**Required work**
Pull every "this" line out of the data below.

**Data lines**
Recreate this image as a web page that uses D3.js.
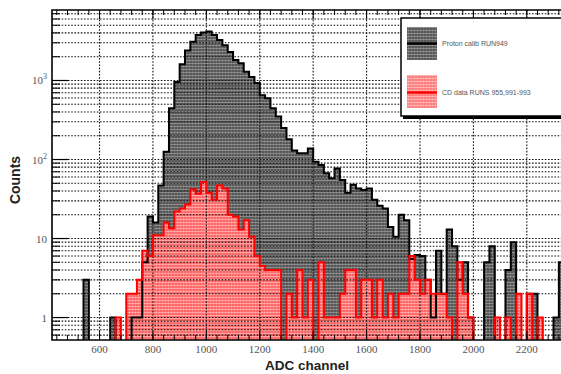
<!DOCTYPE html>
<html><head><meta charset="utf-8">
<script src="https://cdn.jsdelivr.net/npm/d3@7"></script>
<style>html,body{margin:0;padding:0;background:#fff;}svg{display:block;}</style>
</head><body>
<script>
// ---- data ----
const binStart = 420, binWidth = 20;
const protonCounts = [0,0,0,0,0,0,3,0,0,0,0,1,0,0,0,1,1,5,
 19,16,47,125,445,960,1600,2400,3100,3760,4040,4170,3760,3260,2800,2300,1820,1650,1290,1110,930,
 650,595,445,350,250,180,130,120,120,138,94,85,67,58,77,55,38,48,43,41,43,
 31,26,24,14,10.5,20,17,5.5,6.2,6,3,1,7,2,13,8,3,5,1,0,
 0,5,8,0,0,4,9,0,0,2,2,0,0,0,1,5];
const cdCounts = [0,0,0,0,0,0,0,0,0,0,0,0,1,0,2,2,3,7,
 6,11,11,16,13.5,22,24,27,42,37,52,38,31,47,43,20,19,13,17,10.5,6,
 4.5,4,4,4,0,2,1,4,1,3,0,5,1,1,1,2,4,4,1,3,3,
 1,3,1,2,1,2,2,6,3,2,3,2,2,2,1,0,5,2,1,0,
 0,0,0,1,0,1,0,2,0,2,0,1,0,0,0,0];
const xTicks = [600,800,1000,1200,1400,1600,1800,2000,2200];
const yTicks = [1,10,100,1000];
const yTickLabels = [["1",""],["10",""],["10","2"],["10","3"]];
const legendLabels = ["Proton calib RUN949","CD data RUNS 955,991-993"];

const W=561,H=374;
const L=52,T=10,B=340,R=561;
const x=d3.scaleLinear().domain([422,2328]).range([L,R]);
const ymin=0.52,ymax=7800;
const y=d3.scaleLog().domain([ymin,ymax]).range([B,T]).clamp(true);

const svg=d3.select("body").append("svg").attr("width",W).attr("height",H);
const defs=svg.append("defs");
defs.append("clipPath").attr("id","clip").append("rect").attr("x",L).attr("y",T).attr("width",R-L+5).attr("height",B-T);
function pat(id,base,lineOp){
  const p=defs.append("pattern").attr("id",id).attr("patternUnits","userSpaceOnUse").attr("width",3).attr("height",3);
  p.append("rect").attr("width",3).attr("height",3).attr("fill",base);
  p.append("rect").attr("width",3).attr("height",1).attr("fill","#fff").attr("opacity",lineOp);
  p.append("rect").attr("width",1).attr("height",3).attr("fill","#fff").attr("opacity",lineOp*0.4);
}
pat("gpat","#585858",0.28);
pat("rpat","#ff6666",0.38);

const bins=d3.range(protonCounts.length).map(i=>binStart+i*binWidth);
function stepPts(vals){
  const pts=[[bins[0],0]];
  vals.forEach((v,i)=>{pts.push([bins[i],v]);pts.push([bins[i]+binWidth,v]);});
  pts.push([bins[bins.length-1]+binWidth,0]);
  return pts;
}
const line=d3.line().x(d=>x(d[0])).y(d=>d[1]<=0?B+1:y(d[1]));

const plot=svg.append("g").attr("clip-path","url(#clip)");
plot.append("path").attr("d",line(stepPts(protonCounts))+"Z").attr("fill","url(#gpat)");
plot.append("path").attr("d",line(stepPts(cdCounts))+"Z").attr("fill","url(#rpat)");

// grid
const gridY=[];
for(let e=-1;e<=3;e++)for(let m=1;m<=9;m++){const v=m*Math.pow(10,e);if(v>ymin&&v<ymax)gridY.push(v);}
plot.selectAll(".gy").data(gridY).enter().append("line")
 .attr("x1",L).attr("x2",R).attr("y1",d=>y(d)).attr("y2",d=>y(d))
 .attr("stroke","#111").attr("stroke-width",1.1).attr("stroke-dasharray","1.6,1.6");
plot.selectAll(".gx").data(xTicks).enter().append("line")
 .attr("x1",d=>x(d)).attr("x2",d=>x(d)).attr("y1",T).attr("y2",B)
 .attr("stroke","#111").attr("stroke-width",1.1).attr("stroke-dasharray","1.6,1.6");

plot.append("path").attr("d",line(stepPts(protonCounts))).attr("fill","none").attr("stroke","#000").attr("stroke-width",2);
plot.append("path").attr("d",line(stepPts(cdCounts))).attr("fill","none").attr("stroke","#f00").attr("stroke-width",2);

// frame
svg.append("path").attr("d",`M${R+2},${T}H${L}V${B}H${R+2}`).attr("fill","none").attr("stroke","#000").attr("stroke-width",1.6);

// x ticks
const xMinor=d3.range(440,2340,40);
const ax=svg.append("g");
ax.selectAll(".xm").data(xMinor).enter().append("line")
 .attr("x1",d=>x(d)).attr("x2",d=>x(d)).attr("y1",B).attr("y2",B-5).attr("stroke","#000");
ax.selectAll(".xM").data(xTicks).enter().append("line")
 .attr("x1",d=>x(d)).attr("x2",d=>x(d)).attr("y1",B).attr("y2",B-9).attr("stroke","#000");
ax.selectAll(".xt").data(xMinor).enter().append("line")
 .attr("x1",d=>x(d)).attr("x2",d=>x(d)).attr("y1",T).attr("y2",T+5).attr("stroke","#000");
ax.selectAll(".xT").data(xTicks).enter().append("line")
 .attr("x1",d=>x(d)).attr("x2",d=>x(d)).attr("y1",T).attr("y2",T+9).attr("stroke","#000");
ax.selectAll(".xl").data(xTicks).enter().append("text")
 .attr("x",d=>x(d)).attr("y",353).attr("text-anchor","middle")
 .attr("font-family","Liberation Serif, DejaVu Serif, serif").attr("font-size",11).attr("fill","#555").text(d=>d);

// y ticks
const yMinor=gridY.filter(v=>yTicks.indexOf(v)<0);
const ay=svg.append("g");
ay.selectAll(".ym").data(yMinor).enter().append("line")
 .attr("x1",L).attr("x2",L+8).attr("y1",d=>y(d)).attr("y2",d=>y(d)).attr("stroke","#000");
ay.selectAll(".yM").data(yTicks).enter().append("line")
 .attr("x1",L).attr("x2",L+16).attr("y1",d=>y(d)).attr("y2",d=>y(d)).attr("stroke","#000").attr("stroke-width",1.2);
const yl=ay.selectAll(".yl").data(yTicks).enter().append("text")
 .attr("x",47).attr("y",d=>y(d)+4).attr("text-anchor","end")
 .attr("font-family","Liberation Serif, DejaVu Serif, serif").attr("font-size",11).attr("fill","#555");
yl.each(function(d,i){
  const t=d3.select(this);const lab=yTickLabels[i];
  t.append("tspan").text(lab[0]);
  if(lab[1])t.append("tspan").attr("dy",-5).attr("font-size",8).text(lab[1]);
});

// titles
svg.append("text").attr("x",307).attr("y",370).attr("text-anchor","middle")
 .attr("font-family","Liberation Sans, Arial, sans-serif").attr("font-weight","bold").attr("font-size",13.5).attr("fill","#222").text("ADC channel");
svg.append("text").attr("transform","translate(20,180) rotate(-90)").attr("text-anchor","middle")
 .attr("font-family","Liberation Sans, Arial, sans-serif").attr("font-weight","bold").attr("font-size",14).attr("fill","#222").text("Counts");

// legend
const lg=svg.append("g");
lg.append("rect").attr("x",403).attr("y",20).attr("width",200).attr("height",99).attr("fill","#000");
lg.append("rect").attr("x",401).attr("y",18).attr("width",200).attr("height",98).attr("fill","#fff").attr("stroke","#000").attr("stroke-width",1.5);
lg.append("rect").attr("x",407).attr("y",27).attr("width",30).attr("height",33).attr("fill","url(#gpat)");
lg.append("line").attr("x1",407).attr("x2",437).attr("y1",43.5).attr("y2",43.5).attr("stroke","#000").attr("stroke-width",2.5);
lg.append("rect").attr("x",407).attr("y",75).attr("width",30).attr("height",33).attr("fill","url(#rpat)").attr("opacity",0.85);
lg.append("line").attr("x1",407).attr("x2",437).attr("y1",92.5).attr("y2",92.5).attr("stroke","#f00").attr("stroke-width",2.5);
lg.selectAll(".lt").data(legendLabels).enter().append("text")
 .attr("x",442).attr("y",(d,i)=>i?95:46).attr("font-family","Liberation Sans, Arial, sans-serif")
 .attr("font-size",7).attr("fill","#555").text(d=>d);
</script>
</body></html>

**Task output**
Recreate this image as a web page that uses D3.js.
  const t=d3.select(this);const lab=yTickLabels[i];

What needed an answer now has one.